Now the building is once again an attraction, though it's current owners, Associated British Ports, are somewhat reluctant to allow access to the building for safety reasons - the cost of adiquate supervision would be prohibitive. Open days are now organised a couple of days a year by the Grimsby Rotary Club1 and visitors can once again go up the tower - now only to the first level - but after climbing two hundred feet up the single spiral staircase, the first level is enough for most! The view is still marvellous, with Grimsby town spread out beneath and the Lincolnshire Wolds to the south, the Humber Bridge off to the west and Spurn Point and the North Sea off to the North east. For those who wish to emulate the brave divers of ears gone by, visitors are even invited to jump off the Tower - although now attached to an abseil rope.

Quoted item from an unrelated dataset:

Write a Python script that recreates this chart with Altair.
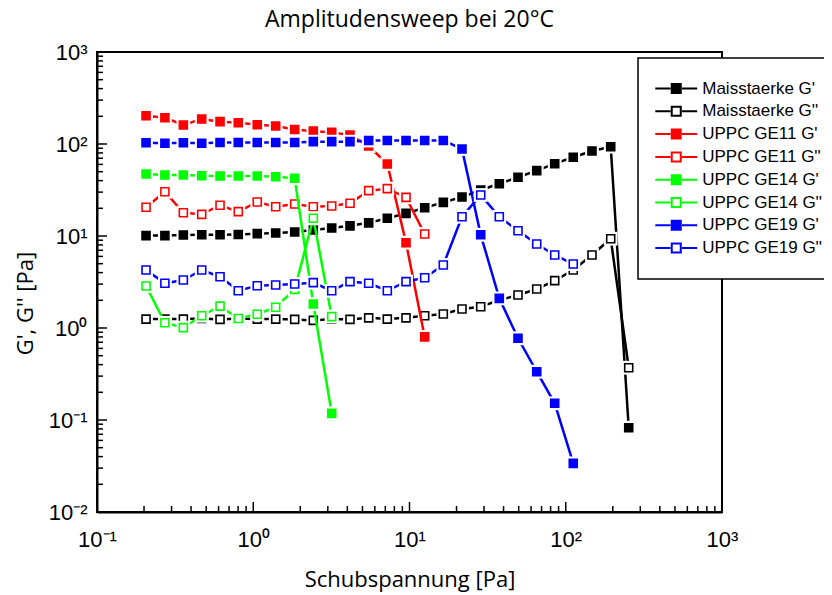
import altair as alt
import pandas as pd

# shared x grid (shear stress, Pa)
stress = [0.206, 0.272, 0.357, 0.468, 0.613, 0.802, 1.061, 1.392, 1.842, 2.423,
          3.178, 4.161, 5.48, 7.21, 9.50, 12.51, 16.46, 21.68, 28.56, 37.56,
          49.48, 65.2, 85.0, 111.7, 147.2, 194.0, 252.9]

mais_g1 = [10.1, 10.1, 10.25, 10.3, 10.3, 10.4, 10.6, 10.8, 11.05, 11.6, 12.2, 12.9, 13.9,
           15.6, 17.6, 20.3, 23.2, 26.5, 31.6, 37.0, 43.5, 51.3, 61.1, 71.7, 83.9, 93.5, 0.0825]
mais_g2 = [1.25, 1.25, 1.25, 1.27, 1.24, 1.27, 1.25, 1.25, 1.24, 1.21, 1.25, 1.24, 1.29,
           1.25, 1.29, 1.36, 1.42, 1.61, 1.70, 2.01, 2.28, 2.65, 3.27, 4.27, 6.22, 9.35, 0.37]
ge11_g1 = [203, 193, 161, 187, 175, 170, 162, 157, 144, 138, 134, 125, 95, 60.6, 8.46, 0.80]
ge11_g2 = [20.5, 30.3, 17.9, 17.2, 21.6, 18.4, 23.4, 20.8, 22.3, 20.8, 21.2, 22.7, 31.1, 32.7, 26.3, 10.5]
ge14_g1 = [47.2, 46.0, 46.0, 45.2, 44.9, 44.9, 44.9, 44.1, 42.4, 1.82, 0.118]
ge14_g2 = [2.86, 1.14, 1.01, 1.36, 1.73, 1.27, 1.41, 1.68, 2.63, 15.6, 1.33]
ge19_g1 = [103, 102, 103, 102, 104, 104, 104, 104, 104, 106, 106, 106, 109, 109, 109, 109, 109,
           88.3, 10.3, 2.10, 0.773, 0.335, 0.152, 0.0338]
ge19_g2 = [4.27, 3.06, 3.32, 4.27, 3.61, 2.54, 2.88, 2.93, 3.01, 3.11, 2.54, 3.19, 3.06, 2.54,
           3.19, 3.52, 4.84, 16.2, 27.9, 16.2, 11.4, 8.18, 6.22, 4.96]

series_names = ["Maisstaerke G'", "Maisstaerke G''", "UPPC GE11 G'", "UPPC GE11 G''",
                "UPPC GE14 G'", "UPPC GE14 G''", "UPPC GE19 G'", "UPPC GE19 G''"]
series_values = [mais_g1, mais_g2, ge11_g1, ge11_g2, ge14_g1, ge14_g2, ge19_g1, ge19_g2]
line_colors = ["#000000", "#000000", "#ff0000", "#ff0000", "#00ff00", "#00ff00", "#0000ff", "#0000ff"]
filled = [True, False, True, False, True, False, True, False]
fill_colors = [c if f else "#ffffff" for c, f in zip(line_colors, filled)]

chart_title = "Amplitudensweep bei 20°C"

x_major = [0.1, 1, 10, 100, 1000]
y_major = [0.01, 0.1, 1, 10, 100, 1000]
x_minor = [m * 10.0 ** e for e in range(-1, 3) for m in range(2, 10)]
y_minor = [m * 10.0 ** e for e in range(-2, 3) for m in range(2, 10)]

rows = []
for name, vals in zip(series_names, series_values):
    for xv, yv in zip(stress, vals):
        rows.append({"series": name, "stress": xv, "value": yv})
df = pd.DataFrame(rows)

W, H = 625, 460

x_label = ("datum.value == 0.1 ? '10⁻¹' : datum.value == 1 ? '10⁰' : datum.value == 10 ? '10¹' : "
           "datum.value == 100 ? '10²' : '10³'")
y_label = ("datum.value == 0.01 ? '10⁻²' : datum.value == 0.1 ? '10⁻¹' : datum.value == 1 ? '10⁰' : "
           "datum.value == 10 ? '10¹' : datum.value == 100 ? '10²' : '10³'")

xenc = alt.X("stress:Q",
             scale=alt.Scale(type="log", domain=[0.1, 1000], nice=False),
             axis=alt.Axis(values=x_major, labelExpr=x_label, title="Schubspannung [Pa]",
                           ticks=False, grid=False, labelPadding=17, labelFlush=False,
                           labelOverlap=False, titleX=W / 2, titleY=74,
                           titleBaseline="alphabetic", titleAlign="center"))
yenc = alt.Y("value:Q",
             scale=alt.Scale(type="log", domain=[0.01, 1000], nice=False),
             axis=alt.Axis(values=y_major, labelExpr=y_label, title="G', G'' [Pa]",
                           ticks=False, grid=False, labelPadding=10, labelFlush=False,
                           labelOverlap=False, titleAngle=270, titleX=-65, titleY=251,
                           titleBaseline="alphabetic", titleAlign="center"))

legend_path = "M-4,0H-1.1M1.1,0H4M-0.86,-0.86H0.86V0.86H-0.86Z"
legend = alt.Legend(orient="none", legendX=541, legendY=6, title=None, padding=22,
                    strokeColor="black", fillColor="white", symbolType=legend_path,
                    symbolSize=110, symbolStrokeWidth=2, symbolOffset=7.75, labelOffset=17.5,
                    labelFont="Liberation Sans", labelFontSize=17, labelColor="black",
                    rowPadding=3.8, labelLimit=300)

stroke_scale = alt.Scale(domain=series_names, range=line_colors)
fill_scale = alt.Scale(domain=series_names, range=fill_colors)

layers = []
# inward ticks
xt_major = pd.DataFrame({"stress": x_major})
xt_minor = pd.DataFrame({"stress": x_minor})
yt_major = pd.DataFrame({"value": y_major})
yt_minor = pd.DataFrame({"value": y_minor})
layers.append(alt.Chart(xt_major).mark_rule(color="black", strokeWidth=1.5).encode(
    x=xenc, y=alt.value(H), y2=alt.value(H - 10)))
layers.append(alt.Chart(xt_minor).mark_rule(color="black", strokeWidth=1.5).encode(
    x=xenc, y=alt.value(H), y2=alt.value(H - 6)))
layers.append(alt.Chart(yt_major).mark_rule(color="black", strokeWidth=1.5).encode(
    y=yenc, x=alt.value(0), x2=alt.value(10)))
layers.append(alt.Chart(yt_minor).mark_rule(color="black", strokeWidth=1.5).encode(
    y=yenc, x=alt.value(0), x2=alt.value(6)))

for name, col in zip(series_names, line_colors):
    sub = df[df["series"] == name]
    base = alt.Chart(sub)
    layers.append(base.mark_line(color=col, strokeWidth=2.5).encode(x=xenc, y=yenc))
    layers.append(base.mark_point(shape="square", filled=True, color="white", size=190,
                                  opacity=1).encode(x=xenc, y=yenc))
    layers.append(base.mark_point(shape="square", filled=False, size=64, strokeWidth=1.6,
                                  opacity=1).encode(
        x=xenc, y=yenc,
        stroke=alt.Stroke("series:N", scale=stroke_scale, legend=legend),
        fill=alt.Fill("series:N", scale=fill_scale, legend=legend)))

# chart title as text
title_df = pd.DataFrame({"t": [chart_title]})
layers.append(alt.Chart(title_df).mark_text(font="Open Sans", fontSize=23, color="black",
                                            align="center", baseline="alphabetic").encode(
    text="t:N", x=alt.value(W / 2), y=alt.value(-25)))

chart = alt.layer(*layers).properties(
    width=W, height=H,
    autosize=alt.AutoSizeParams(type="none"),
    padding={"left": 89, "top": 44, "right": 102, "bottom": 83},
).configure_view(stroke="black", strokeWidth=2).configure_axis(
    domainColor="black", domainWidth=2, labelFont="Liberation Sans", labelFontSize=22,
    labelColor="black", titleFont="Open Sans", titleFontSize=22, titleFontWeight="normal",
    titleColor="black").configure_legend(strokeWidth=1.5)

chart.save("out.html", embed_options={"renderer": "svg", "actions": False})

Over the last twenty years the building has been recognised as one of cultural importance and part of our industrial heritage. Various preservation orders have been placed upon it at both a local and national level, it now being a grade one listed building. A the town as, finally, seen fit to illuminate the building at night. Marvellous.
The tower can be found on the quayside, accessed from the end of Eastside Road, Westside Road or North Quay. 500 yards from New Clee or Grimsby Docks Railway Stations. OS ref TA 278 113.Or if approaching by sea 53:34:59 North, 0:04:15 West!